You can leave the paved trail to scramble to a better view as the people above did.
Fan Lake lies slightly west and south of the Alluvial Fan, but it looked like it was almost completely dried up, with just a little bit of marshy area there.
Sheep Lakes are right next to the road.  Just park, step out of the car, and you're there.  This is so named because bighorn sheep will apparently descend from Bighorn Mountain to hang out here.  Go figure!  All I saw was one lonely elk.
And that was my day in RMNP this week, well seized I'd say.  Chiquita Lake is a spectacular destination, the main difficulty is the almost 3000 feet of elevation gain required to get there.  Once the snow melts, it will become a bit easier, but this would be a pretty solid day by itself.  Ypsilon Lake is pretty cool as well.  If I were you, I would walk around to the south side for a nice view up to the higher peaks.  The waterfall above it is pretty cool, and relatively easy to get to as well.
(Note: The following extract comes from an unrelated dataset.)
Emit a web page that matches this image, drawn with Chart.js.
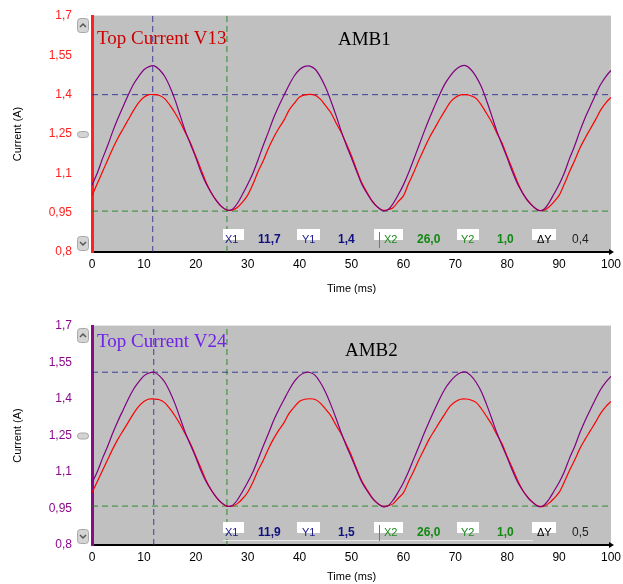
<!DOCTYPE html>
<html lang="en">
<head>
  <meta charset="UTF-8" />
  <title>AMB Top Current</title>
  <script src="https://cdn.jsdelivr.net/npm/chart.js"></script>
  <style>
    body {
      margin: 0;
      background: #fff;
      width: 623px;
      height: 584px;
      position: relative;
      overflow: hidden;
    }
    canvas {
      position: absolute;
      left: 0;
    }
    #canvas1 { top: 0; }
    #canvas2 { top: 296px; }
  </style>
</head>
<body>

<canvas id="canvas1" width="623" height="296"></canvas>
<canvas id="canvas2" width="623" height="288"></canvas>

<script>
  // time axis (ms), one sample per ms
  const timeMs = [
    0,1,2,3,4,5,6,7,8,9,10,11,12,13,14,15,16,17,18,19,20,21,22,23,24,25,26,27,28,29,
    30,31,32,33,34,35,36,37,38,39,40,41,42,43,44,45,46,47,48,49,50,51,52,53,54,55,56,57,58,59,
    60,61,62,63,64,65,66,67,68,69,70,71,72,73,74,75,76,77,78,79,80,81,82,83,84,85,86,87,88,89,
    90,91,92,93,94,95,96,97,98,99,100
  ];

  // purple trace (V24)
  const currentV24 = [
    1.055,1.100,1.155,1.205,1.260,1.310,1.355,1.400,1.440,1.470,1.495,1.507,1.510,1.495,1.470,1.430,1.380,1.320,1.260,1.210,1.160,1.105,1.060,1.025,0.995,0.973,0.960,0.962,0.985,1.020,
    1.058,1.100,1.152,1.207,1.258,1.312,1.357,1.398,1.438,1.472,1.496,1.508,1.509,1.497,1.468,1.428,1.378,1.322,1.262,1.208,1.158,1.107,1.058,1.023,0.993,0.972,0.958,0.961,0.984,1.018,
    1.056,1.102,1.154,1.206,1.259,1.309,1.356,1.401,1.441,1.471,1.494,1.508,1.511,1.496,1.469,1.431,1.379,1.321,1.261,1.209,1.159,1.106,1.059,1.024,0.994,0.974,0.959,0.962,0.986,1.021,
    1.057,1.101,1.156,1.205,1.261,1.311,1.355,1.399,1.439,1.469,1.493
  ];

  // red trace (V13)
  const currentV13 = [
    1.015,1.060,1.105,1.150,1.195,1.235,1.270,1.305,1.340,1.370,1.390,1.400,1.400,1.397,1.385,1.360,1.330,1.295,1.255,1.215,1.165,1.115,1.065,1.025,0.995,0.972,0.960,0.960,0.970,0.990,
    1.017,1.058,1.107,1.148,1.196,1.237,1.272,1.303,1.342,1.368,1.391,1.399,1.401,1.398,1.383,1.358,1.332,1.293,1.257,1.213,1.167,1.113,1.063,1.027,0.994,0.971,0.959,0.961,0.969,0.992,
    1.014,1.061,1.104,1.151,1.194,1.236,1.271,1.306,1.339,1.371,1.389,1.399,1.400,1.396,1.386,1.361,1.329,1.296,1.254,1.216,1.164,1.116,1.066,1.024,0.996,0.973,0.960,0.959,0.971,0.991,
    1.016,1.059,1.106,1.149,1.196,1.234,1.269,1.304,1.341,1.369,1.390
  ];

  const yTicks = [0.8, 0.95, 1.1, 1.25, 1.4, 1.55, 1.7];
  const xMin = 0, xMax = 100;

  // cursors: [X1, Y1, X2, Y2]
  const cursorsAmb1 = [11.7, 1.4, 26.0, 0.956];
  const cursorsAmb2 = [11.9, 1.51, 26.0, 0.96];

  // readout texts: X1, Y1, X2, Y2, dY
  const readoutAmb1 = ['11,7', '1,4', '26,0', '1,0', '0,4'];
  const readoutAmb2 = ['11,9', '1,5', '26,0', '1,0', '0,5'];

  const RED = '#ff0000';
  const PURPLE = '#800080';
  const CUR_BLUE = 'rgba(40,40,140,0.85)';
  const CUR_GREEN = 'rgba(20,130,20,0.85)';

  function fmt(v) {
    return String(Math.round(v * 100) / 100).replace('.', ',');
  }

  function toPoints(ys) {
    return timeMs.map((t, i) => ({ x: t, y: ys[i] }));
  }

  function cursorSets(c) {
    const yMin = yTicks[0], yMax = yTicks[yTicks.length - 1];
    const base = { borderWidth: 1, pointRadius: 0, borderDash: [6, 4], order: 10, fill: false };
    return [
      { ...base, borderColor: CUR_BLUE, data: [{ x: c[0], y: yMin }, { x: c[0], y: yMax }] },
      { ...base, borderColor: CUR_BLUE, data: [{ x: xMin, y: c[1] }, { x: xMax, y: c[1] }] },
      { ...base, borderColor: CUR_GREEN, data: [{ x: c[2], y: yMin }, { x: c[2], y: yMax }] },
      { ...base, borderColor: CUR_GREEN, data: [{ x: xMin, y: c[3] }, { x: xMax, y: c[3] }] }
    ];
  }

  function drawButton(ctx, x, y, w, h, dir) {
    ctx.save();
    ctx.fillStyle = '#d4d4d4';
    ctx.strokeStyle = '#a8a8a8';
    ctx.lineWidth = 1;
    ctx.beginPath();
    ctx.roundRect(x + 0.5, y + 0.5, w, h, 3);
    ctx.fill();
    ctx.stroke();
    if (dir) {
      ctx.strokeStyle = '#555';
      ctx.lineWidth = 1.5;
      ctx.beginPath();
      const cx = x + w / 2 + 0.5, cy = y + h / 2 + 0.5;
      if (dir === 'up') {
        ctx.moveTo(cx - 3, cy + 1.5); ctx.lineTo(cx, cy - 1.5); ctx.lineTo(cx + 3, cy + 1.5);
      } else {
        ctx.moveTo(cx - 3, cy - 1.5); ctx.lineTo(cx, cy + 1.5); ctx.lineTo(cx + 3, cy - 1.5);
      }
      ctx.stroke();
    }
    ctx.restore();
  }

  const panelPlugin = {
    id: 'panel',
    beforeDraw(chart, args, opts) {
      const { ctx, chartArea: a } = chart;
      ctx.save();
      ctx.fillStyle = '#c0c0c0';
      ctx.fillRect(a.left, a.top, a.right - a.left, a.bottom - a.top);
      ctx.fillStyle = '#e4e4e4';
      ctx.fillRect(a.left, a.top - 1, a.right - a.left, 1);
      ctx.restore();
    },
    afterDraw(chart, args, opts) {
      const { ctx, chartArea: a } = chart;
      const sy = chart.scales.y;

      // scroll buttons
      drawButton(ctx, 77, sy.getPixelForValue(1.7) + 2, 11, 14, 'up');
      drawButton(ctx, 77, sy.getPixelForValue(1.25) - 3, 11, 6, null);
      drawButton(ctx, 77, sy.getPixelForValue(0.8) - 16, 11, 14, 'down');

      // arrow at the end of the time axis
      ctx.save();
      ctx.fillStyle = '#000';
      ctx.beginPath();
      ctx.moveTo(a.right + 3, a.bottom);
      ctx.lineTo(a.right - 2, a.bottom - 3);
      ctx.lineTo(a.right - 2, a.bottom + 3);
      ctx.closePath();
      ctx.fill();

      // trace name and panel name
      ctx.textBaseline = 'alphabetic';
      ctx.textAlign = 'left';
      ctx.font = '19px "Liberation Serif", "Times New Roman", serif';
      ctx.fillStyle = opts.nameColor;
      ctx.fillText(opts.name, a.left + 5, a.top + opts.nameDy);
      ctx.fillStyle = '#000';
      ctx.fillText(opts.panel, opts.panelX, a.top + opts.panelDy);

      // cursor readout
      const boxTop = a.bottom - 23;
      const ty = a.bottom - 12.5;
      if (opts.underline) {
        ctx.fillStyle = '#e8e8e8';
        ctx.fillRect(223, a.bottom - 5, 310, 1);
      }
      const boxes = [[223, 21, 'X1', '#1c1c8c'], [297, 23, 'Y1', '#1c1c8c'],
                     [374, 29, 'X2', '#1d8a1d'], [457, 22, 'Y2', '#1d8a1d'], [532, 24, '\u0394Y', '#000']];
      const textX = [225, 302, 384, 461, 537];
      const valX = [258, 338, 417, 497, 572];
      const valColor = ['#101080', '#101080', '#118811', '#118811', '#222'];
      ctx.textBaseline = 'middle';
      boxes.forEach((b, i) => {
        ctx.fillStyle = '#fff';
        ctx.fillRect(b[0], boxTop, b[1], 11);
        ctx.fillStyle = b[3];
        ctx.font = '11px "Liberation Sans", Arial, sans-serif';
        ctx.fillText(b[2], textX[i], ty);
        ctx.fillStyle = valColor[i];
        ctx.font = (i < 4 ? 'bold 12px ' : '12px ') + '"Liberation Sans", Arial, sans-serif';
        ctx.fillText(opts.readout[i], valX[i], ty);
      });
      ctx.fillStyle = '#777';
      ctx.fillRect(379, a.bottom - 20, 1, 16);
      ctx.restore();
    }
  };

  function buildChart(id, cfg) {
    const tickFont = { family: '"Liberation Sans", Arial, sans-serif', size: 12 };
    const titleFont = { family: '"Liberation Sans", Arial, sans-serif', size: 11 };
    return new Chart(document.getElementById(id), {
      type: 'line',
      data: {
        datasets: [
          { data: toPoints(currentV24), borderColor: PURPLE, borderWidth: 1.2, pointRadius: 0, tension: 0.3, order: 0 },
          { data: toPoints(currentV13), borderColor: RED, borderWidth: 1.2, pointRadius: 0, tension: 0.3, order: 1 },
          ...cursorSets(cfg.cursors)
        ]
      },
      options: {
        responsive: false,
        animation: false,
        devicePixelRatio: 1,
        layout: { padding: { left: 0, right: 12, top: cfg.padTop, bottom: 0 } },
        plugins: {
          legend: { display: false },
          tooltip: { enabled: false },
          panel: {
            name: cfg.name, nameColor: cfg.nameColor, nameDy: cfg.nameDy,
            panel: cfg.panel, panelX: cfg.panelX, panelDy: cfg.panelDy,
            readout: cfg.readout, underline: cfg.underline
          }
        },
        scales: {
          x: {
            type: 'linear',
            min: xMin,
            max: xMax,
            ticks: { stepSize: 10, color: '#000', font: tickFont, padding: 5, maxRotation: 0, autoSkip: false },
            grid: { display: false, drawTicks: false },
            border: { display: true, color: '#000', width: 2 },
            title: { display: true, text: 'Time (ms)', color: '#000', font: titleFont, padding: { top: 0, bottom: cfg.xTitlePad } },
            afterFit(s) {
              s.height = cfg.xHeight;
              s.paddingLeft = 0;
              s.paddingRight = 0;
            }
          },
          y: {
            min: yTicks[0],
            max: yTicks[yTicks.length - 1],
            afterBuildTicks(s) { s.ticks = yTicks.map(v => ({ value: v })); },
            ticks: { color: cfg.axisColor, font: tickFont, padding: 20, autoSkip: false, callback: v => fmt(v) },
            grid: { display: false, drawTicks: false },
            border: { display: true, color: cfg.axisColor, width: 3 },
            title: { display: true, text: 'Current (A)', color: '#000', font: titleFont, padding: { top: 11, bottom: 0 } },
            afterFit(s) {
              s.width = 92;
              s.paddingTop = 0;
              s.paddingBottom = 0;
            }
          }
        }
      },
      plugins: [panelPlugin]
    });
  }

  buildChart('canvas1', {
    cursors: cursorsAmb1, readout: readoutAmb1,
    name: 'Top Current V13', nameColor: '#cc0000', nameDy: 28,
    panel: 'AMB1', panelX: 338, panelDy: 29,
    axisColor: '#ff2020', padTop: 16, xHeight: 44, xTitlePad: 0, underline: false
  });

  buildChart('canvas2', {
    cursors: cursorsAmb2, readout: readoutAmb2,
    name: 'Top Current V24', nameColor: '#7022e8', nameDy: 21,
    panel: 'AMB2', panelX: 345, panelDy: 30,
    axisColor: '#8b0a8b', padTop: 30, xHeight: 39, xTitlePad: 0, underline: true
  });
</script>
</body>
</html>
Chiquita Lake and area via Lawn Lake TH:
Chiquita Lake: 5.5 miles one way, 2800 foot gain.  Strenuous-.
Ypsilon Lake: 4.7 miles one way, 2000 foot gain.  Moderate+.
Chipmunk Lake: 4.2 miles one way, 2120 foot gain.  Moderate+.
Alluvial Fan: .2 miles one way, 60 foot gain.  Easy-.
Horseshoe Falls: .3 miles one way, 320 foot gain.  Easy-.
Fan Lake: .1 mile one way, -20 foot gain.  Easy-.
Sheep Lakes: view from parking.  Easy-.


  1. I want to get up to Chiquita this summer. We have yet to do "CCY" either.


    1. Hi Stephanie,
      All I can say it that it is well worth the time and effort to get there!